Il dato più raccapricciante, però, è che la lezione non è servita. Il nostro premier, esorcizzando i dati, continua a parlare di «modello italiano». A fine gennaio dichiarava, secondo i canoni di un'accurata regia di comunicazione, «siamo prontissimi». Oggi che siamo arrivati a 53mila 578 contagiati, si accorge che mancano posti letto e mascherine. «Questi sono quelli del modello Italia», si morde il labbro Matteo Renzi.
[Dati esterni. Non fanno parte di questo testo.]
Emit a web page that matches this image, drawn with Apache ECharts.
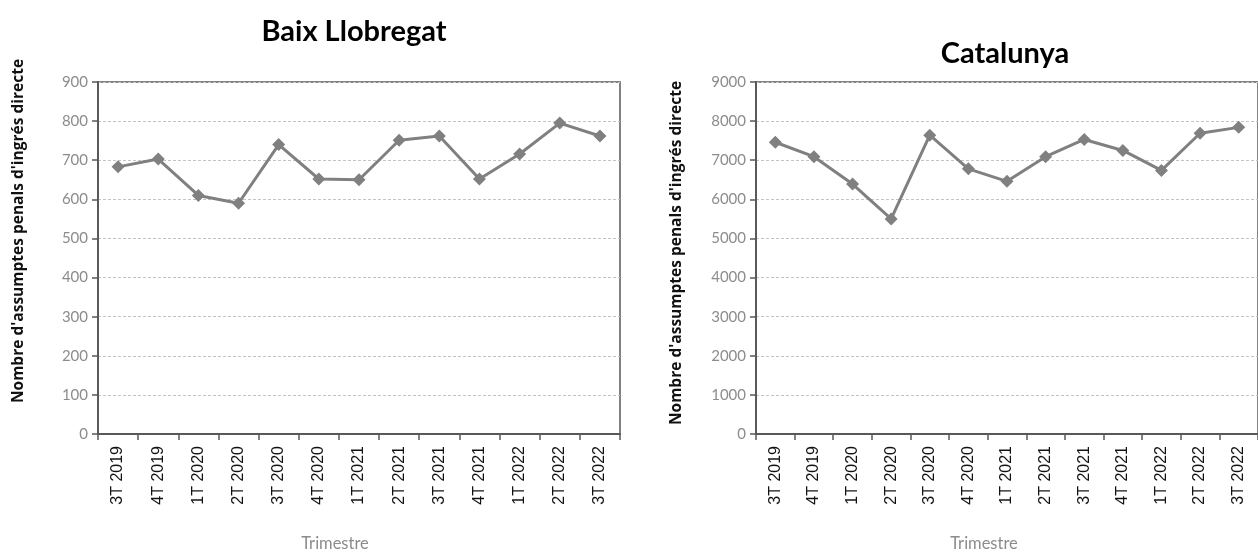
<!DOCTYPE html>
<html>
<head>
<meta charset="utf-8">
<script src="https://cdn.jsdelivr.net/npm/echarts@6/dist/echarts.min.js"></script>
<style>
  html, body { margin: 0; padding: 0; background: #fff; }
  #main { width: 1258px; height: 552px; }
</style>
</head>
<body>
<div id="main"></div>
<script>
// trimestres
const categories = ["3T 2019", "4T 2019", "1T 2020", "2T 2020", "3T 2020", "4T 2020", "1T 2021",
  "2T 2021", "3T 2021", "4T 2021", "1T 2022", "2T 2022", "3T 2022"];
const baixLlobregat = [683, 703, 610, 590, 740, 652, 650, 751, 762, 652, 716, 795, 762];
const catalunya = [7460, 7090, 6390, 5500, 7640, 6780, 6460, 7090, 7530, 7250, 6740, 7690, 7840];
const yTitle = "Nombre d'assumptes penals d'ingrés directe";
const xTitle = "Trimestre";

const gray = "#808080";
const axisColor = "#595959";

function xAxisFor(idx) {
  return {
    type: "category",
    gridIndex: idx,
    data: categories,
    boundaryGap: true,
    axisLine: { lineStyle: { color: axisColor, width: 2 } },
    axisTick: { show: true, length: 6, lineStyle: { color: axisColor, width: 1.5 } },
    axisLabel: { rotate: 90, color: "#111", fontFamily: "Liberation Sans", fontSize: 16, margin: 12 },
  };
}

function yAxisFor(idx, max, interval) {
  return {
    type: "value",
    gridIndex: idx,
    min: 0,
    max: max,
    interval: interval,
    axisLine: { show: true, lineStyle: { color: axisColor, width: 2 } },
    axisTick: { show: true, length: 6, lineStyle: { color: axisColor, width: 1.5 } },
    axisLabel: {
      color: "#8c8c8c", fontFamily: "Lato", fontSize: 15, margin: 10,
      formatter: (v) => String(v),
    },
    splitLine: { lineStyle: { color: "#c4c4c4", type: [3, 2], width: 1 } },
  };
}

function lineFor(idx, data) {
  return {
    type: "line",
    xAxisIndex: idx,
    yAxisIndex: idx,
    data: data,
    symbol: "diamond",
    symbolSize: 13,
    lineStyle: { color: gray, width: 3 },
    itemStyle: { color: gray },
  };
}

// textes d'eixos (noms) com a elements grafics
function yName(x, y) {
  return {
    type: "text", x: x, y: y, rotation: Math.PI / 2,
    style: {
      text: yTitle, align: "center", verticalAlign: "middle",
      font: "bold 15.5px 'Open Sans'", fill: "#111",
    },
  };
}
function xName(x, y) {
  return {
    type: "text", x: x, y: y,
    style: {
      text: xTitle, align: "center", verticalAlign: "middle",
      font: "16.5px Lato", fill: "#8c8c8c",
    },
  };
}

const option = {
  animation: false,
  title: [
    { text: "Baix Llobregat", left: 349, top: 12, textAlign: "center",
      textStyle: { fontFamily: "Lato", fontWeight: "bold", fontSize: 29, color: "#000" } },
    { text: "Catalunya", left: 1000, top: 34, textAlign: "center",
      textStyle: { fontFamily: "Lato", fontWeight: "bold", fontSize: 29, color: "#000" } },
  ],
  grid: [
    { left: 98, top: 82, width: 522, height: 352, show: true, borderColor: axisColor, borderWidth: 1.5 },
    { left: 756, top: 82, width: 512, height: 352, show: true, borderColor: axisColor, borderWidth: 1.5 },
  ],
  xAxis: [xAxisFor(0), xAxisFor(1)],
  yAxis: [yAxisFor(0, 900, 100), yAxisFor(1, 9000, 1000)],
  series: [lineFor(0, baixLlobregat), lineFor(1, catalunya)],
  graphic: [
    yName(19, 231), yName(677, 253),
    xName(335, 544), xName(984, 544),
  ],
};

const myChart = echarts.init(document.getElementById("main"));
myChart.setOption(option);
</script>
</body>
</html>
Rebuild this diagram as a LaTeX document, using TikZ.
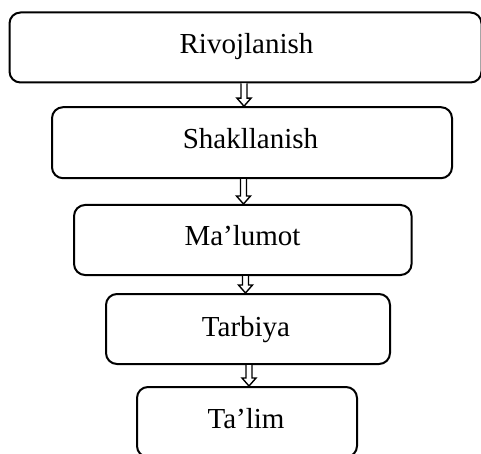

Ora sarebbe ingiusto fare di tutto il governo un fascio: il ministro della Sanità, Speranza, ha colto subito la gravità della situazione e ha chiesto misure drastiche fin dall'inizio, inascoltato; la compagine ministeriale grillina, invece, nella sua incompetenza è sparita, si è limitata a porre un «no» ideologico all'ipotesi di nominare un supercommissario competente come Bertolaso, uno dei pochi che avrebbe potuto garantire un'unità d'azione, mentre il premier si è immedesimato nella figura comoda di chi predica prudenza, temporeggiando su ogni decisione. «Misure troppo restrittive continua a ripetere ancora oggi- potrebbero avere effetti contrari». Un ragionamento paradossale, visto che peggio di così è difficile che possa andare.
Così, si continua a traccheggiare, si rinvia l'ipotesi di un altro decreto con provvedimenti più stringenti al 25 marzo, mentre l'esercito, a parte qualche episodio sporadico, continua a restar in caserma, dimenticando, appunto, che le decisioni che non vengono assunte oggi, potrebbero non bastare più domani: se ieri per salvaguardare il resto del Paese si sarebbero potuti creare dei cordoni sanitari rigidi attorno ai focolai grazie ai militari per evitare l'uscita di qualche potenziale contagiato; non è detto che un domani, se i focolai lombardi si moltiplicassero, gli stessi cordoni non debbano essere dispiegati attorno a Milano per evitare che entrino potenziali contagiati.
In quest'emergenza il tempo è tutto. Nel Palazzo, da Berlusconi a Salvini fin dentro il Pd, ripetono, all'insegna dell'unità del Paese di fronte all'emergenza più grave dal dopoguerra, che delle «responsabilità» di questa ecatombe si parlerà «dopo». Ma se bisogna essere uniti, non si può essere inermi: se non si può cambiare governo, il governo, su consiglio (Mattarella) o «motu proprio», deve cambiare una politica che si sta rivelando sbagliata. Discorsi vani. Rimuovendo la drammaticità dei dati, si persiste a dissertare un po' su tutto: sull'impatto psicologico che misure restrittive più drastiche potrebbero avere sull'opinione pubblica; o, ancora, se costituzionalmente è corretto o meno per i parlamentari il voto a distanza o «on line».

Si congettura sul «particulare» senza aver fatto tesoro della tempistica spietata dell'epidemia. Dimenticando quella frase attribuita a Thomas Hobbes ma probabilmente più antica, che è alla base della cultura occidentale: «Primum vivere, deinde philosophari».